### Exercise prompt
Retype the data that follows line by line, exactly, and leave its pictures out.

** BEGIN **

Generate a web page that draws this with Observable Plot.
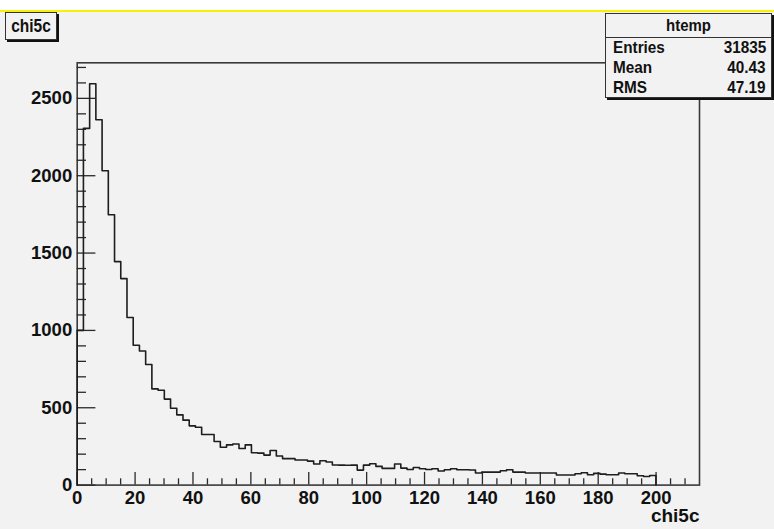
<!DOCTYPE html>
<html>
<head>
<meta charset="utf-8">
<script src="https://cdn.jsdelivr.net/npm/d3@7"></script>
<script src="https://cdn.jsdelivr.net/npm/@observablehq/plot@0.6"></script>
<style>
  html, body { margin: 0; padding: 0; background: #f2f2f2; }
  #wrap { position: relative; width: 774px; height: 529px; background: #f2f2f2; overflow: hidden;
          font-family: "Liberation Sans", Arial, Helvetica, sans-serif; font-weight: bold; color: #111; }
  #topwhite { position: absolute; left: 0; top: 0; width: 774px; height: 9.5px; background: #ffffff; }
  #topyellow { position: absolute; left: 0; top: 9.5px; width: 774px; height: 2px; background: #f4f400; }
  #chart { position: absolute; left: 0; top: 0; }
  #titlebox { position: absolute; left: 5px; top: 12px; width: 50px; height: 26px; border: 1px solid #333;
              box-shadow: 2px 2px 0 #111; background: #f2f2f2; font-size: 18px; line-height: 26px; text-align: center; }
  #titlebox span { display: inline-block; transform: scaleX(0.86); transform-origin: center; }
  #stats { position: absolute; left: 605px; top: 12.5px; width: 165px; height: 83px; border: 1px solid #333;
           box-shadow: 2px 2px 0 #111; background: #f2f2f2; font-size: 17px; }
  #stats .head { height: 23px; line-height: 23px; text-align: center; border-bottom: 1px solid #333; }
  #stats .head span { display: inline-block; transform: scaleX(0.88); }
  #stats .row { position: relative; height: 20px; line-height: 20px; }
  #stats .row .l { position: absolute; left: 7px; transform: scaleX(0.9); transform-origin: left center; }
  #stats .row .v { position: absolute; right: 5px; transform: scaleX(0.9); transform-origin: right center; }
</style>
</head>
<body>
<div id="wrap">
  <div id="chart"></div>
  <div id="topwhite"></div>
  <div id="topyellow"></div>
  <div id="titlebox"></div>
  <div id="stats"></div>
</div>
<script>
// ---- data ----
const histName = "htemp";
const varName = "chi5c";
const binStart = 0;
const binWidth = 2.15;
const counts = [
  1000, 2306, 2595, 2362, 2032, 1748, 1445, 1335, 1083, 904,
  867, 780, 622, 613, 556, 497, 454, 420, 383, 374,
  327, 327, 282, 245, 260, 266, 237, 260, 209, 207,
  194, 224, 188, 171, 171, 162, 162, 155, 136, 157,
  149, 130, 129, 128, 129, 97, 129, 138, 121, 108,
  108, 136, 110, 101, 114, 106, 101, 106, 91, 99,
  106, 99, 99, 98, 78, 84, 84, 84, 93, 99,
  84, 84, 78, 78, 78, 78, 78, 65, 65, 65,
  73, 80, 67, 76, 71, 67, 67, 78, 73, 73,
  60, 56, 62
];
const statLabels = ["Entries", "Mean", "RMS"];
const statValues = ["31835", "40.43", "47.19"];
const xMajorTicks = [0, 20, 40, 60, 80, 100, 120, 140, 160, 180, 200];
const xMinorTicks = [5, 10, 15, 25, 30, 35, 45, 50, 55, 65, 70, 75, 85, 90, 95, 105, 110, 115, 125, 130, 135, 145, 150, 155, 165, 170, 175, 185, 190, 195, 205, 210];
const yMajorTicks = [0, 500, 1000, 1500, 2000, 2500];
const yMinorTicks = [100, 200, 300, 400, 600, 700, 800, 900, 1100, 1200, 1300, 1400, 1600, 1700, 1800, 1900, 2100, 2200, 2300, 2400, 2600, 2700];
const xDomain = [0, 215];
const yDomain = [0, 2730];

// ---- histogram outline points (step-after) ----
const pts = [{x: binStart, y: 0}];
counts.forEach((c, i) => pts.push({x: binStart + i * binWidth, y: c}));
pts.push({x: binStart + counts.length * binWidth, y: 0});

const W = 774, H = 529;
const mL = 76.7, mR = 75, mT = 62.3, mB = 44.4;
const innerW = W - mL - mR, innerH = H - mT - mB;
const ink = "#2a2a2a";

const chart = Plot.plot({
  width: W, height: H,
  marginLeft: mL, marginRight: mR, marginTop: mT, marginBottom: mB,
  x: {domain: xDomain},
  y: {domain: yDomain},
  style: {background: "transparent", fontFamily: '"Liberation Sans", Arial, Helvetica, sans-serif', overflow: "visible"},
  marks: [
    Plot.frame({stroke: "#3a3a3a", strokeWidth: 1.6}),
    Plot.ruleX(xMajorTicks, {x: d => d, insetTop: innerH - 12.7, stroke: ink, strokeWidth: 1.3}),
    Plot.ruleX(xMinorTicks, {x: d => d, insetTop: innerH - 6.3, stroke: ink, strokeWidth: 1.3}),
    Plot.ruleY(yMajorTicks, {y: d => d, insetRight: innerW - 18.7, stroke: ink, strokeWidth: 1.3}),
    Plot.ruleY(yMinorTicks, {y: d => d, insetRight: innerW - 9.3, stroke: ink, strokeWidth: 1.3}),
    Plot.line(pts, {x: "x", y: "y", curve: "step-after", stroke: "#1e1e1e", strokeWidth: 1.6}),
    Plot.axisX({ticks: xMajorTicks, tickSize: 0, tickPadding: 6, tickFormat: d => `${d}`, label: null,
                fontSize: 18.5, fontWeight: "bold", fill: "#111"}),
    Plot.axisY({ticks: yMajorTicks, tickSize: 0, tickPadding: 5, tickFormat: d => `${d}`, label: null,
                fontSize: 18.5, fontWeight: "bold", fill: "#111"}),
    Plot.text([varName], {frameAnchor: "bottom-right", textAnchor: "end", dy: 37, fontSize: 19, fontWeight: "bold", fill: "#111"})
  ]
});
document.getElementById("chart").appendChild(chart);

// ---- title box ----
const tspan = document.createElement("span");
tspan.textContent = varName;
document.getElementById("titlebox").appendChild(tspan);

// ---- stats box ----
const stats = document.getElementById("stats");
const head = document.createElement("div");
head.className = "head";
const hs = document.createElement("span");
hs.textContent = histName;
head.appendChild(hs);
stats.appendChild(head);
statLabels.forEach((lab, i) => {
  const row = document.createElement("div");
  row.className = "row";
  const l = document.createElement("span"); l.className = "l"; l.textContent = lab;
  const v = document.createElement("span"); v.className = "v"; v.textContent = statValues[i];
  row.appendChild(l); row.appendChild(v);
  stats.appendChild(row);
});
</script>
</body>
</html>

** END **

### Written solution
Generate a web page that draws this with Observable Plot.
<!DOCTYPE html>
<html>
<head>
<meta charset="utf-8">
<script src="https://cdn.jsdelivr.net/npm/d3@7"></script>
<script src="https://cdn.jsdelivr.net/npm/@observablehq/plot@0.6"></script>
<style>
  html, body { margin: 0; padding: 0; background: #f2f2f2; }
  #wrap { position: relative; width: 774px; height: 529px; background: #f2f2f2; overflow: hidden;
          font-family: "Liberation Sans", Arial, Helvetica, sans-serif; font-weight: bold; color: #111; }
  #topwhite { position: absolute; left: 0; top: 0; width: 774px; height: 9.5px; background: #ffffff; }
  #topyellow { position: absolute; left: 0; top: 9.5px; width: 774px; height: 2px; background: #f4f400; }
  #chart { position: absolute; left: 0; top: 0; }
  #titlebox { position: absolute; left: 5px; top: 12px; width: 50px; height: 26px; border: 1px solid #333;
              box-shadow: 2px 2px 0 #111; background: #f2f2f2; font-size: 18px; line-height: 26px; text-align: center; }
  #titlebox span { display: inline-block; transform: scaleX(0.86); transform-origin: center; }
  #stats { position: absolute; left: 605px; top: 12.5px; width: 165px; height: 83px; border: 1px solid #333;
           box-shadow: 2px 2px 0 #111; background: #f2f2f2; font-size: 17px; }
  #stats .head { height: 23px; line-height: 23px; text-align: center; border-bottom: 1px solid #333; }
  #stats .head span { display: inline-block; transform: scaleX(0.88); }
  #stats .row { position: relative; height: 20px; line-height: 20px; }
  #stats .row .l { position: absolute; left: 7px; transform: scaleX(0.9); transform-origin: left center; }
  #stats .row .v { position: absolute; right: 5px; transform: scaleX(0.9); transform-origin: right center; }
</style>
</head>
<body>
<div id="wrap">
  <div id="chart"></div>
  <div id="topwhite"></div>
  <div id="topyellow"></div>
  <div id="titlebox"></div>
  <div id="stats"></div>
</div>
<script>
// ---- data ----
const histName = "htemp";
const varName = "chi5c";
const binStart = 0;
const binWidth = 2.15;
const counts = [
  1000, 2306, 2595, 2362, 2032, 1748, 1445, 1335, 1083, 904,
  867, 780, 622, 613, 556, 497, 454, 420, 383, 374,
  327, 327, 282, 245, 260, 266, 237, 260, 209, 207,
  194, 224, 188, 171, 171, 162, 162, 155, 136, 157,
  149, 130, 129, 128, 129, 97, 129, 138, 121, 108,
  108, 136, 110, 101, 114, 106, 101, 106, 91, 99,
  106, 99, 99, 98, 78, 84, 84, 84, 93, 99,
  84, 84, 78, 78, 78, 78, 78, 65, 65, 65,
  73, 80, 67, 76, 71, 67, 67, 78, 73, 73,
  60, 56, 62
];
const statLabels = ["Entries", "Mean", "RMS"];
const statValues = ["31835", "40.43", "47.19"];
const xMajorTicks = [0, 20, 40, 60, 80, 100, 120, 140, 160, 180, 200];
const xMinorTicks = [5, 10, 15, 25, 30, 35, 45, 50, 55, 65, 70, 75, 85, 90, 95, 105, 110, 115, 125, 130, 135, 145, 150, 155, 165, 170, 175, 185, 190, 195, 205, 210];
const yMajorTicks = [0, 500, 1000, 1500, 2000, 2500];
const yMinorTicks = [100, 200, 300, 400, 600, 700, 800, 900, 1100, 1200, 1300, 1400, 1600, 1700, 1800, 1900, 2100, 2200, 2300, 2400, 2600, 2700];
const xDomain = [0, 215];
const yDomain = [0, 2730];

// ---- histogram outline points (step-after) ----
const pts = [{x: binStart, y: 0}];
counts.forEach((c, i) => pts.push({x: binStart + i * binWidth, y: c}));
pts.push({x: binStart + counts.length * binWidth, y: 0});

const W = 774, H = 529;
const mL = 76.7, mR = 75, mT = 62.3, mB = 44.4;
const innerW = W - mL - mR, innerH = H - mT - mB;
const ink = "#2a2a2a";

const chart = Plot.plot({
  width: W, height: H,
  marginLeft: mL, marginRight: mR, marginTop: mT, marginBottom: mB,
  x: {domain: xDomain},
  y: {domain: yDomain},
  style: {background: "transparent", fontFamily: '"Liberation Sans", Arial, Helvetica, sans-serif', overflow: "visible"},
  marks: [
    Plot.frame({stroke: "#3a3a3a", strokeWidth: 1.6}),
    Plot.ruleX(xMajorTicks, {x: d => d, insetTop: innerH - 12.7, stroke: ink, strokeWidth: 1.3}),
    Plot.ruleX(xMinorTicks, {x: d => d, insetTop: innerH - 6.3, stroke: ink, strokeWidth: 1.3}),
    Plot.ruleY(yMajorTicks, {y: d => d, insetRight: innerW - 18.7, stroke: ink, strokeWidth: 1.3}),
    Plot.ruleY(yMinorTicks, {y: d => d, insetRight: innerW - 9.3, stroke: ink, strokeWidth: 1.3}),
    Plot.line(pts, {x: "x", y: "y", curve: "step-after", stroke: "#1e1e1e", strokeWidth: 1.6}),
    Plot.axisX({ticks: xMajorTicks, tickSize: 0, tickPadding: 6, tickFormat: d => `${d}`, label: null,
                fontSize: 18.5, fontWeight: "bold", fill: "#111"}),
    Plot.axisY({ticks: yMajorTicks, tickSize: 0, tickPadding: 5, tickFormat: d => `${d}`, label: null,
                fontSize: 18.5, fontWeight: "bold", fill: "#111"}),
    Plot.text([varName], {frameAnchor: "bottom-right", textAnchor: "end", dy: 37, fontSize: 19, fontWeight: "bold", fill: "#111"})
  ]
});
document.getElementById("chart").appendChild(chart);

// ---- title box ----
const tspan = document.createElement("span");
tspan.textContent = varName;
document.getElementById("titlebox").appendChild(tspan);

// ---- stats box ----
const stats = document.getElementById("stats");
const head = document.createElement("div");
head.className = "head";
const hs = document.createElement("span");
hs.textContent = histName;
head.appendChild(hs);
stats.appendChild(head);
statLabels.forEach((lab, i) => {
  const row = document.createElement("div");
  row.className = "row";
  const l = document.createElement("span"); l.className = "l"; l.textContent = lab;
  const v = document.createElement("span"); v.className = "v"; v.textContent = statValues[i];
  row.appendChild(l); row.appendChild(v);
  stats.appendChild(row);
});
</script>
</body>
</html>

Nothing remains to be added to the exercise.